*What is needed*
Find the word "React" in the records below. List each line containing it.

*Records with drawing code*

═══

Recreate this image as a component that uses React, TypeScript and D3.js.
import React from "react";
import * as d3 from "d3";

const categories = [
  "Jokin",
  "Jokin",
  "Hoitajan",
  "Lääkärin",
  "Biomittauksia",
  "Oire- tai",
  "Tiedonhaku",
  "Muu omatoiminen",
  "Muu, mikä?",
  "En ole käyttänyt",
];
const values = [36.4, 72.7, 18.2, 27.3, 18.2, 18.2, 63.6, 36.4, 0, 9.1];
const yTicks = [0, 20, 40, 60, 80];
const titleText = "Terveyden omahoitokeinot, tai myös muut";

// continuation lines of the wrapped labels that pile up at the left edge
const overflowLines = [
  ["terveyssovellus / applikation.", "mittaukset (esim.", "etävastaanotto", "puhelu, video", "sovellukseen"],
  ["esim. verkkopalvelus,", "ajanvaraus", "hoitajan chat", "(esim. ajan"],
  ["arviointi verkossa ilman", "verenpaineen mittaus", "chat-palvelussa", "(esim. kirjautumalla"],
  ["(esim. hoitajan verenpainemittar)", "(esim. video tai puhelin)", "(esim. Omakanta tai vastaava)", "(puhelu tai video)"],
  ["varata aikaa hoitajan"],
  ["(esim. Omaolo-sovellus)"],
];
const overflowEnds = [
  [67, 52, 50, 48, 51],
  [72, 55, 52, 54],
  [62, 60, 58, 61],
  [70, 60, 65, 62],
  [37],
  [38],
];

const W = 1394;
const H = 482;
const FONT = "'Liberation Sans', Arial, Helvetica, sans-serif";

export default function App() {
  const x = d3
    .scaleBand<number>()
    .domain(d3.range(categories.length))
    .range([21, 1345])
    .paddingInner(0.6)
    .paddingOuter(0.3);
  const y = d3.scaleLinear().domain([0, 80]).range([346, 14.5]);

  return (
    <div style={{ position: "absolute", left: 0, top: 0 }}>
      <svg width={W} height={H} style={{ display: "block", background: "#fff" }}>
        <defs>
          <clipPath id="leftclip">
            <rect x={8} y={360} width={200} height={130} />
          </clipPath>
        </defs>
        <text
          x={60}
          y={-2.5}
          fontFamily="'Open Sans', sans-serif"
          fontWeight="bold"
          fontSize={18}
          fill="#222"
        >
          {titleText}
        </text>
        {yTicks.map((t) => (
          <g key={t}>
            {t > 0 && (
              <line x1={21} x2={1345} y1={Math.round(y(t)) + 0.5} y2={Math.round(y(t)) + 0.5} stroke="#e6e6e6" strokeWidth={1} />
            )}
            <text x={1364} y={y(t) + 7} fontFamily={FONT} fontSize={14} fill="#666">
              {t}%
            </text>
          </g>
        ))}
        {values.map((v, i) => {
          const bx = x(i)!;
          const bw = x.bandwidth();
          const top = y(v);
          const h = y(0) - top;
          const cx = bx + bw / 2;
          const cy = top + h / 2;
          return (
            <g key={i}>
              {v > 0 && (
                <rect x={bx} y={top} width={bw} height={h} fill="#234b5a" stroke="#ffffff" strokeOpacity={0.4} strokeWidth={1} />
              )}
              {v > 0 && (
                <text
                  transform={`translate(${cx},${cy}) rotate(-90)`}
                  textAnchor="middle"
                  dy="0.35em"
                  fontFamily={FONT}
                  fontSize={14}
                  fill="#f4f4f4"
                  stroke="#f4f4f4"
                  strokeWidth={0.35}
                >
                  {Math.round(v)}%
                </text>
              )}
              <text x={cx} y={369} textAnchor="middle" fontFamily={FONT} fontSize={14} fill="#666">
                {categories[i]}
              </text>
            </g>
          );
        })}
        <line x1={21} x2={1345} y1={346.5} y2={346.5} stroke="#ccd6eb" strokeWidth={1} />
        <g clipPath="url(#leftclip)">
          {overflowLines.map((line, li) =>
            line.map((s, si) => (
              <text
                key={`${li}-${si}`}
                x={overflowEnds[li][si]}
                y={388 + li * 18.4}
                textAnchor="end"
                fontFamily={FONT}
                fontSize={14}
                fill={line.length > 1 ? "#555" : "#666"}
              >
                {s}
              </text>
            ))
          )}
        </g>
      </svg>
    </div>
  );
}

═══

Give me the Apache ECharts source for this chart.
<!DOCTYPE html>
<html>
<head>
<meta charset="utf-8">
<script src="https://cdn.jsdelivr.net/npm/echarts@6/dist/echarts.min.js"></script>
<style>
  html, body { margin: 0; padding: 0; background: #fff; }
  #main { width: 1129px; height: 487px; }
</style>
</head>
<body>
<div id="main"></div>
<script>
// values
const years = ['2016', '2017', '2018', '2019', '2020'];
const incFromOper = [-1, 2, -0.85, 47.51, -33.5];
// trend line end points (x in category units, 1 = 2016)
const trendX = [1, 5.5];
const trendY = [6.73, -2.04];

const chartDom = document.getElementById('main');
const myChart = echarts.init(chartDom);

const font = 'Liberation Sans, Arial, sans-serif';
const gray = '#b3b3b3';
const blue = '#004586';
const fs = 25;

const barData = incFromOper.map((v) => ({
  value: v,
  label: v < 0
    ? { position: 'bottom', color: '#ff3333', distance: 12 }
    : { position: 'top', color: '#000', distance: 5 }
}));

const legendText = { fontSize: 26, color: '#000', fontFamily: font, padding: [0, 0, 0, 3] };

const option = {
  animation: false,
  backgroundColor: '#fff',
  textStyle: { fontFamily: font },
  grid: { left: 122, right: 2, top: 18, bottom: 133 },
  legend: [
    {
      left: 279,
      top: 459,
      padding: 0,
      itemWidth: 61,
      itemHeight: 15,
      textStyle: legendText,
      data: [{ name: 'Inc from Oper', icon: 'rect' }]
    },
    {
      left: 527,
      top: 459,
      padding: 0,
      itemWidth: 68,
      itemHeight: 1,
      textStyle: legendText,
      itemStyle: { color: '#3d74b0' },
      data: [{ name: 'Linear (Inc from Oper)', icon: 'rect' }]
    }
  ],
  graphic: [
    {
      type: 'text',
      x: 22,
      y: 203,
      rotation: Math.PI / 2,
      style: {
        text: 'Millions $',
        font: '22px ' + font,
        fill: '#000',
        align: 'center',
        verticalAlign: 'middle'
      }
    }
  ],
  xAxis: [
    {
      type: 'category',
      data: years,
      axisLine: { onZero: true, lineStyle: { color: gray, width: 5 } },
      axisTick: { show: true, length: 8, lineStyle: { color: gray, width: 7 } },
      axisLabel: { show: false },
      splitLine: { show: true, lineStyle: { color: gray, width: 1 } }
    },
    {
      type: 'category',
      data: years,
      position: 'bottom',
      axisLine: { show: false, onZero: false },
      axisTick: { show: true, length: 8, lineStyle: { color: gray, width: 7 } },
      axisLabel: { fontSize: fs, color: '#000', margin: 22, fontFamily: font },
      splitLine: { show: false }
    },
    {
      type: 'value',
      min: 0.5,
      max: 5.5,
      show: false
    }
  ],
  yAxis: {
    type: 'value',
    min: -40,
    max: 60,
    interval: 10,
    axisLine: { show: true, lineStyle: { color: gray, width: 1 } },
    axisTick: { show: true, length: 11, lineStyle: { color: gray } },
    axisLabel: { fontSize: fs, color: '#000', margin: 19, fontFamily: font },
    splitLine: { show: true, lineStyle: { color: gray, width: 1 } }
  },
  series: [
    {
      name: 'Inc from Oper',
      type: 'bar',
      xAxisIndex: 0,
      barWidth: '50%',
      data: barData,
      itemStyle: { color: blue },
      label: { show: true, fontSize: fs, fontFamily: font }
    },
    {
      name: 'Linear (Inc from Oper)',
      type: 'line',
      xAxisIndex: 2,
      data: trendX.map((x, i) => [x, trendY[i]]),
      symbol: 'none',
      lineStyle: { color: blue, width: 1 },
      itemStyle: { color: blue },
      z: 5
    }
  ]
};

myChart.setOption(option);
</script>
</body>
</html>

═══

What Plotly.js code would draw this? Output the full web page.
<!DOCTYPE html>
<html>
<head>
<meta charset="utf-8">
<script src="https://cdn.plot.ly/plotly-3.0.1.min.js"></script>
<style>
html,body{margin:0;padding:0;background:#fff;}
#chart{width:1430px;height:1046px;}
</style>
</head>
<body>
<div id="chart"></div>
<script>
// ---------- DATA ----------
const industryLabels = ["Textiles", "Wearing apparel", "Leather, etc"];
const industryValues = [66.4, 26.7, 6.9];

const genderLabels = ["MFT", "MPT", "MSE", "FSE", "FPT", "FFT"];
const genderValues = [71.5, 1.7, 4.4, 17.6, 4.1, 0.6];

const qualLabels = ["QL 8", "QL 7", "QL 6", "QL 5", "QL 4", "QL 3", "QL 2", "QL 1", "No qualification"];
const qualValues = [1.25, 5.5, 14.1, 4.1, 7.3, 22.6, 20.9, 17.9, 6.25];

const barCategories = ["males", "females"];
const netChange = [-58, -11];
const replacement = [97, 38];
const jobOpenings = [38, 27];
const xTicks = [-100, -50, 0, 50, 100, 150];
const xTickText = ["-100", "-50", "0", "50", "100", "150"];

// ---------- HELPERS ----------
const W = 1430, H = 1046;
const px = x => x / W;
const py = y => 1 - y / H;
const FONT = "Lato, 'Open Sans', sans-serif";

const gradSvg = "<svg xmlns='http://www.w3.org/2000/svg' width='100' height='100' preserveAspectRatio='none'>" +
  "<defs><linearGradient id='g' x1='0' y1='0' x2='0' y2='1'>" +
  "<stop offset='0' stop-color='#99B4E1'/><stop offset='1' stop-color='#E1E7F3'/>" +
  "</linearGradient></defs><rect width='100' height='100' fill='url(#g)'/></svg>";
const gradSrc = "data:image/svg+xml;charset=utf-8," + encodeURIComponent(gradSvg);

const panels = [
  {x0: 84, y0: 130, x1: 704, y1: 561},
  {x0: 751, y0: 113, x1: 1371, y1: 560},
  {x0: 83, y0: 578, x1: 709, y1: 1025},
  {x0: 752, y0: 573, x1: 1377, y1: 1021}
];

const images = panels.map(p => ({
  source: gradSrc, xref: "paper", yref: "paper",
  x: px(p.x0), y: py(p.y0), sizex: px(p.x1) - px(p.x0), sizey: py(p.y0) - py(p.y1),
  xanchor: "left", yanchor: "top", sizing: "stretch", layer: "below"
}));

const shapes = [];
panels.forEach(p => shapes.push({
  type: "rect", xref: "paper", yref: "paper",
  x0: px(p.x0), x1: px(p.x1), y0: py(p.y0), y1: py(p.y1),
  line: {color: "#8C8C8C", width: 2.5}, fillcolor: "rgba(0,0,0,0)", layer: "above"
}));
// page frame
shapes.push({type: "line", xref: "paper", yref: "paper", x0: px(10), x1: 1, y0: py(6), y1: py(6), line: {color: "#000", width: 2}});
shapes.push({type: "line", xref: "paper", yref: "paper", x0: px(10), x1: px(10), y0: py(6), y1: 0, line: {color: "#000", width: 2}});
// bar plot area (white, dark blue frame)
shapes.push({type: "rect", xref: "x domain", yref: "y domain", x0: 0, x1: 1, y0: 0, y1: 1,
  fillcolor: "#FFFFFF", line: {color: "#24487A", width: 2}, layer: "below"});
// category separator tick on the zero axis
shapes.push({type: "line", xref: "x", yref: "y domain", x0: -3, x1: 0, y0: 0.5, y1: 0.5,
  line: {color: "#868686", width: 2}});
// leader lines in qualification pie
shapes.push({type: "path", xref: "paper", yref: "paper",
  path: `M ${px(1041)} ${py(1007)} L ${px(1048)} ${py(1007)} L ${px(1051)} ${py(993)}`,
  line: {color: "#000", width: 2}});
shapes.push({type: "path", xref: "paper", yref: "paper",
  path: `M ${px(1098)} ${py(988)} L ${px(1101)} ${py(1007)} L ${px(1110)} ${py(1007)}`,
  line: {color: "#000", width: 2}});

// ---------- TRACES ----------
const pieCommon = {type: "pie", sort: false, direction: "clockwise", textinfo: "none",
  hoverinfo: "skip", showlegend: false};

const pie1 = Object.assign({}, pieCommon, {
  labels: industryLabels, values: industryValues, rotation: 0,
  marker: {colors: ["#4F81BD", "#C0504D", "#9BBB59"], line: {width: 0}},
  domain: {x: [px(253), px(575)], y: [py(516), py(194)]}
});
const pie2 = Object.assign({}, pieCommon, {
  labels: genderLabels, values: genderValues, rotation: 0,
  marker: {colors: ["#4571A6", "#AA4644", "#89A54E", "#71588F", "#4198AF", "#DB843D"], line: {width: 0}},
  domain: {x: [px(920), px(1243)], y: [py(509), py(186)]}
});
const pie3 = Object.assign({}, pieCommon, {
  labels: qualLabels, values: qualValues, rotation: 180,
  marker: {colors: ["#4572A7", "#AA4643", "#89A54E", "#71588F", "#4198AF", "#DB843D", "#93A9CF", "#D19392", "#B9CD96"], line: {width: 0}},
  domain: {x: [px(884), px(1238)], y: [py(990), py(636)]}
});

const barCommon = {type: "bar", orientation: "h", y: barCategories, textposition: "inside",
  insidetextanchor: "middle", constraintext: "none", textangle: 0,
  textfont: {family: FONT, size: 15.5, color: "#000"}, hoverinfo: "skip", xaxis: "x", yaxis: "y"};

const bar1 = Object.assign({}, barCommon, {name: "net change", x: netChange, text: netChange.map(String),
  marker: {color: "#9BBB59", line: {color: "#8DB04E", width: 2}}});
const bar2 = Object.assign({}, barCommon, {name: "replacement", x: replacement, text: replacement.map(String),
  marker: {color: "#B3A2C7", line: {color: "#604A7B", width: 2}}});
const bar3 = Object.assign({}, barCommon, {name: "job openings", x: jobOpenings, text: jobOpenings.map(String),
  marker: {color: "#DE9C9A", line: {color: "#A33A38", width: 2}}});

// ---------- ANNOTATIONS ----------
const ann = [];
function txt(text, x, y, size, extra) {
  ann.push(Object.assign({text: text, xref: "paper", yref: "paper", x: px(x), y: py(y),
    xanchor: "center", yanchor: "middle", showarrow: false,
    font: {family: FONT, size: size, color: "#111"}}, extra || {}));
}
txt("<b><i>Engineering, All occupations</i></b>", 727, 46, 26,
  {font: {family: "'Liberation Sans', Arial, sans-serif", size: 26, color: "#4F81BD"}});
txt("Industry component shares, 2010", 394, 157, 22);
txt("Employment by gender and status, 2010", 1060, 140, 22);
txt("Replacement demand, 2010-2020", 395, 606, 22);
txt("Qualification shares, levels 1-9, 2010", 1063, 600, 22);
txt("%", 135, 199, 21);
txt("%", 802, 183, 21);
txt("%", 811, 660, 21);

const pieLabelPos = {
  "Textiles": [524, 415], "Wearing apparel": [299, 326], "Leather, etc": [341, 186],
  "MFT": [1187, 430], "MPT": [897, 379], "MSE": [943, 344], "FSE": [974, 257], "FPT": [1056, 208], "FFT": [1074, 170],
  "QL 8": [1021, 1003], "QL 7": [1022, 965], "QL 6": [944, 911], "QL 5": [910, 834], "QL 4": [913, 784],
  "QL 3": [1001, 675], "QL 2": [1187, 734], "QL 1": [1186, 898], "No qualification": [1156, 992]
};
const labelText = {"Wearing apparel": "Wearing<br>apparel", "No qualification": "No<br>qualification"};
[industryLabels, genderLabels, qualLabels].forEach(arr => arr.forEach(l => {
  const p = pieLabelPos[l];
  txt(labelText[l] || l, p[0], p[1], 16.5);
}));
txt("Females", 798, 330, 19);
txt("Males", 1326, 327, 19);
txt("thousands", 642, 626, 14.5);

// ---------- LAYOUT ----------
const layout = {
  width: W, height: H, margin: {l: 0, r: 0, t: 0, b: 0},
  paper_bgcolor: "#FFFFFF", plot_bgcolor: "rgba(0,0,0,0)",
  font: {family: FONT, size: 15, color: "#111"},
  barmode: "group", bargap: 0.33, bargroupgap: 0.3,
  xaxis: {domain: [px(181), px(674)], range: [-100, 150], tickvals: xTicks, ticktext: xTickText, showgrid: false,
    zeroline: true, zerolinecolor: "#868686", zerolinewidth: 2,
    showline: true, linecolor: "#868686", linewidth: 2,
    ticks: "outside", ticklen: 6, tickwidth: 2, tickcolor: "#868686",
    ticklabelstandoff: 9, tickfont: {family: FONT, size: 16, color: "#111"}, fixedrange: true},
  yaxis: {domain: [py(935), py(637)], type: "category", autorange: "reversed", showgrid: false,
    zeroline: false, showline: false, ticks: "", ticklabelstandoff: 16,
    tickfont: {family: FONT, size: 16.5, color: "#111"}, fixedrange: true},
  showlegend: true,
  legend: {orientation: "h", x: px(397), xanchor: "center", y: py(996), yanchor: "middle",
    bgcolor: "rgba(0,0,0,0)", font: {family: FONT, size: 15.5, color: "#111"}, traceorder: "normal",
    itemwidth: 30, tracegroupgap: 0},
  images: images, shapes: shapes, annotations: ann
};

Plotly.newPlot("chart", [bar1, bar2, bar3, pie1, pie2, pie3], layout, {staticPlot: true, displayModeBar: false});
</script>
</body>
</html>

═══

*Answer to this task*
Recreate this image as a component that uses React, TypeScript and D3.js.
import React from "react";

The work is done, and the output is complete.